Командующий, который сидел на постели и, как довольно часто в последнее время, смотрел в стену, поднял глаза. Взгляд показался Лусиль ещё более «птичьим» и бессмысленным, чем обычно, но то ли из-за пера, то ли из-за чего-то ещё она не почувствовала настоящего раздражения. Она пересекла порог, подошла ближе.
– Мне жаль. Правда. Ну, поедете на лошади.
– Вы давно не почитали меня вниманием, королевна.
Можно было подумать, что её не услышали, но Лусиль заметила: болезненно скривился тонкий рот за секунду до того, как командующий заговорил.
– Знаете ли, были дела. Когда часть жителей города регулярно пытается выкурить тебя или бодается с другой, верной частью, на болтовню времени маловато.
– Знаю, королевна. Мне следовало более старательно исполнять ваш приказ.
Лусиль раздражённо фыркнула.
– Приказ порос быльём. Ничего тут не сделать. Лучше скажите мне…
Лусиль прошлась по комнате, брезгливо оглядывая её – обшарпанную, необжитую. Когда здесь ютилась местная солдатня, наверное, было ещё гаже. При Цу, с его привычкой распахивать настежь окна, тут хотя бы всегда оставалось свежо. И, слава богу, он не тащил сюда человечину.
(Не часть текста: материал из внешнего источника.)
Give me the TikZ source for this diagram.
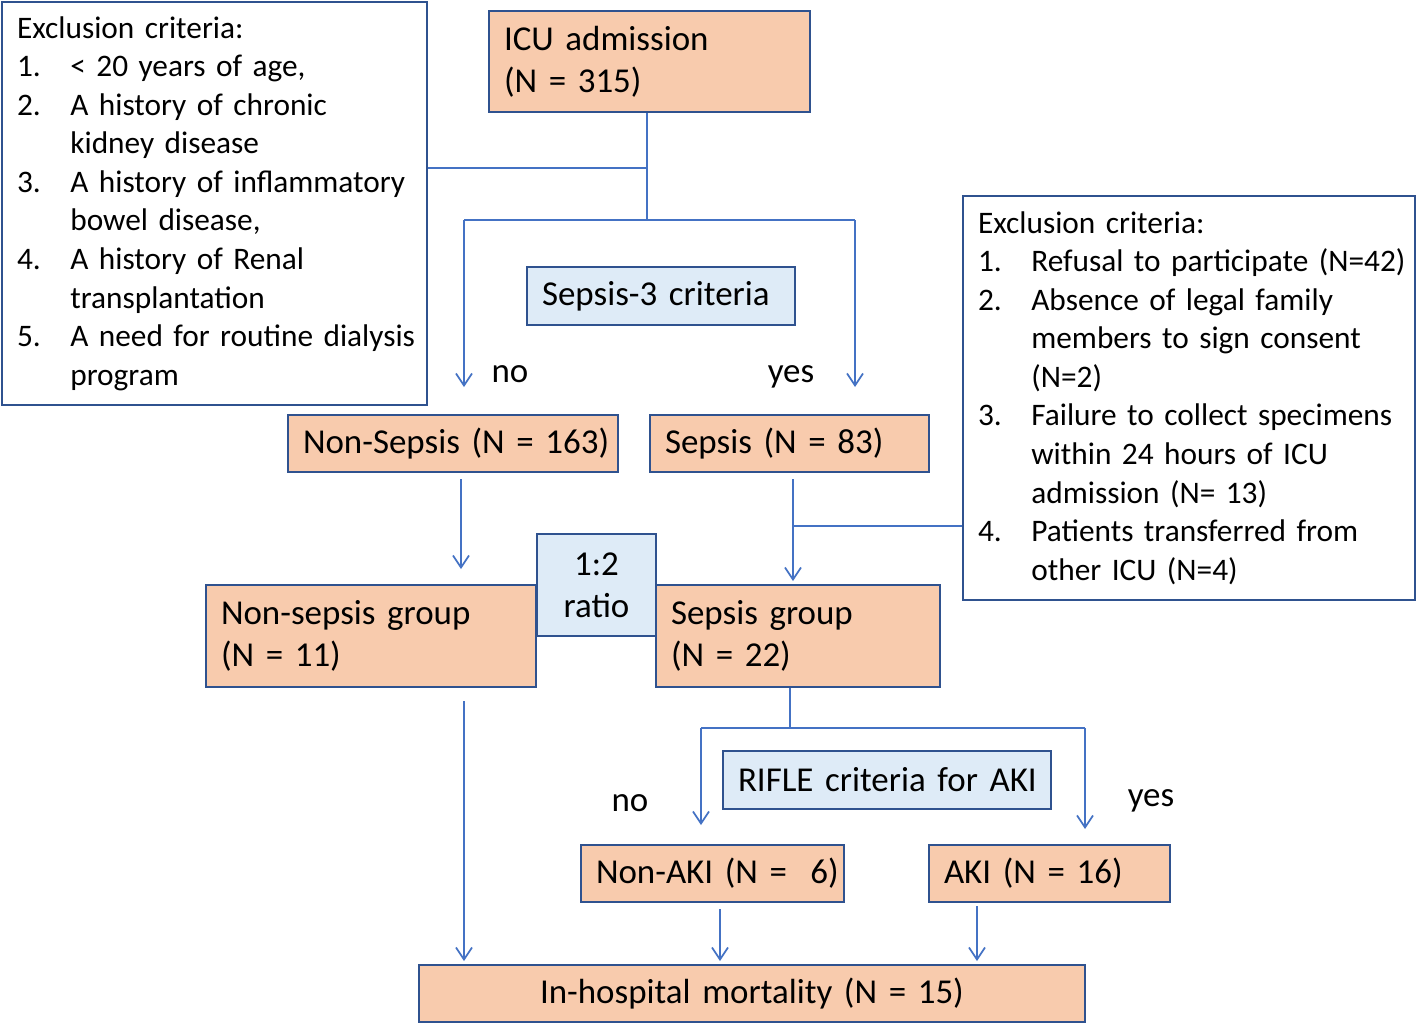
\documentclass[tikz,border=0pt]{standalone}
\usepackage{fontspec}
\setmainfont{Carlito}
\usetikzlibrary{arrows.meta,calc}
\definecolor{peach}{HTML}{F8CBAD}
\definecolor{lblue}{HTML}{DEEBF7}
\definecolor{bord}{HTML}{2F528F}
\definecolor{conn}{HTML}{4472C4}
\newcommand{\itm}[2]{\makebox[40pt][l]{#1}\mbox{#2}}
\newcommand{\ind}[1]{\hspace*{40pt}\mbox{#1}}
\begin{document}
\begin{tikzpicture}[x=0.75pt,y=-0.75pt,
  font=\fontsize{26.2}{31.5}\selectfont,
  bx/.style={draw=bord,line width=1.5pt,rectangle,inner xsep=11.25pt,inner ysep=0pt,align=left},
  pbox/.style={bx,fill=peach},
  bbox/.style={bx,fill=lblue},
  wbox/.style={bx,fill=white,font=\fontsize{23.5}{28.9}\selectfont},
  cline/.style={draw=conn,line width=1.3pt},
  arr/.style={cline,-{Straight Barb[length=9pt,width=12pt,line width=1.3pt]}},
  lab/.style={anchor=base,inner sep=0pt}]
\useasboundingbox (0,0) rectangle (1418,1026);
\fill[white] (0,0) rectangle (1418,1026);

% boxes
\node[wbox,text width=296.25pt,minimum height=302.25pt] (ex1) at (214.5,203.5)
 {\mbox{Exclusion criteria:}\\
  \itm{1.}{< 20 years of age,}\\
  \itm{2.}{A history of chronic}\\
  \ind{kidney disease}\\
  \itm{3.}{A history of inflammatory}\\
  \ind{bowel disease,}\\
  \itm{4.}{A history of Renal}\\
  \ind{transplantation}\\
  \itm{5.}{A need for routine dialysis}\\
  \ind{program}};
\node[pbox,text width=218.25pt,minimum height=75.75pt] (icu) at (649.5,61.5)
 {\mbox{ICU admission}\\\mbox{(N = 315)}};
\node[bbox,text width=178.5pt,minimum height=43.5pt] (sep3) at (661,296)
 {\mbox{Sepsis-3 criteria}};
\node[wbox,text width=316.5pt,minimum height=303pt] (ex2) at (1189,398)
 {\mbox{Exclusion criteria:}\\
  \itm{1.}{Refusal to participate (N=42)}\\
  \itm{2.}{Absence of legal family}\\
  \ind{members to sign consent}\\
  \ind{(N=2)}\\
  \itm{3.}{Failure to collect specimens}\\
  \ind{within 24 hours of ICU}\\
  \ind{admission (N= 13)}\\
  \itm{4.}{Patients transferred from}\\
  \ind{other ICU (N=4)}};
\node[pbox,text width=225pt,minimum height=42.75pt] (ns) at (453,443.5)
 {\mbox{Non-Sepsis (N = 163)}};
\node[pbox,text width=186.75pt,minimum height=42.75pt] (s) at (789.5,443.5)
 {\mbox{Sepsis (N = 83)}};
\node[pbox,text width=225pt,minimum height=76.5pt] (nsg) at (371,636)
 {\mbox{Non-sepsis group}\\\mbox{(N = 11)}};
\node[pbox,text width=190.5pt,minimum height=76.5pt] (sg) at (798,636)
 {\mbox{Sepsis group}\\\mbox{(N = 22)}};
\node[bbox,align=center,minimum width=89.25pt,inner xsep=0pt,minimum height=76.5pt] (ratio) at (596.5,585)
 {1:2\\ratio};
\node[bbox,text width=223.5pt,minimum height=43.5pt] (rifle) at (887,780)
 {\mbox{RIFLE criteria for AKI}};
\node[pbox,text width=174.75pt,minimum height=42.75pt] (nonaki) at (712.5,873.5)
 {\mbox{Non-AKI (N = \,\,6)}};
\node[pbox,text width=158.25pt,minimum height=42.75pt] (aki) at (1049.5,873.5)
 {\mbox{AKI (N = 16)}};
\node[pbox,align=center,text width=477pt,minimum height=42.75pt] (mort) at (752,993.5)
 {\mbox{In-hospital mortality (N = 15)}};

% labels
\node[lab] (no1) at (510,382) {no};
\node[lab] (yes1) at (791,382) {yes};
\node[lab] (no2) at (630,811) {no};
\node[lab] (yes2) at (1151,806) {yes};

% connectors: ICU split
\coordinate (c1) at (647,168);
\coordinate (c2) at (647,220);
\coordinate (cl) at (464,220);
\coordinate (cr) at (855,220);
\draw[cline] (icu.south -| c1) -- (c2);
\draw[cline] (ex1.east |- c1) -- (c1);
\draw[cline] (cl) -- (cr);
\draw[arr,shorten >=20.25pt] (cl) -- (cl |- ns.north);
\draw[arr,shorten >=20.25pt] (cr) -- (cr |- s.north);

% non-sepsis -> group
\coordinate (a3) at ($(ns.south)+(8,6)$);
\draw[arr,shorten >=11.25pt] (a3) -- (a3 |- nsg.north);

% sepsis -> group with exclusion
\coordinate (a4) at ($(s.south)+(3.5,6)$);
\coordinate (a4m) at ($(a4)+(0,47)$);
\draw[arr,shorten >=2.25pt] (a4) -- (a4 |- sg.north);
\draw[cline] (a4m) -- (a4m -| ex2.west);

% sepsis group split
\coordinate (b1) at ($(sg.south)+(-8,0)$);
\coordinate (b2) at ($(b1)+(0,41)$);
\coordinate (bl) at (701,728);
\coordinate (br) at (1085,728);
\draw[cline] (b1) -- (b2);
\draw[cline] (bl) -- (br);
\draw[arr,shorten >=14.25pt] (bl) -- (bl |- nonaki.north);
\draw[arr,shorten >=11.25pt] (br) -- (br |- aki.north);

% to mortality
\coordinate (m1) at ($(nsg.south)+(93,13)$);
\draw[arr,shorten >=2.25pt] (m1) -- (m1 |- mort.north);
\coordinate (m2) at ($(nonaki.south)+(7.5,6)$);
\draw[arr,shorten >=2.25pt] (m2) -- (m2 |- mort.north);
\coordinate (m3) at ($(aki.south)+(-72.5,3)$);
\draw[arr,shorten >=2.25pt] (m3) -- (m3 |- mort.north);
\end{tikzpicture}
\end{document}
Впрочем, откуда бы, в городе никто давно не сражался. Железнокрылые ели то же, что осфолатцы. А Цу отказывался от пищи вообще.
С более въедливым вниманием Лусиль оглядела командующего – похудевшего, хмурого, с едва теплящимися огоньками в глубине кривых зрачков. Цу сидел, обнажённый по пояс, – были видны все его шрамы, включая свежий.
– Совсем не двигаются?
Лусиль указала на крылья. Командующий равнодушно покачал головой.
– Отрежу, как соберусь с силами. Скоро они начнут гнить.
Лусиль помимо воли вздрогнула и покачала головой.
– У нас-то вас, может, подлечат?
Командующий приподнял выразительные тёмные брови, сцепил руки в замок.
– В королевстве лечат крылатых дикарей?
– Крылья крыльями, но руки пришивают.
Цу неожиданно хрипло засмеялся, кинул такой снисходительный взгляд, что злость взяла. Лусиль захотелось напомнить командующему: надо радоваться, что Хельмо с дружком не отхватили ему в бою голову, в конце концов. Вот тогда было бы совсем плохо, а так… какой вообще прок в крыльях? Будь прок, их бы, наверное, всем людям дали.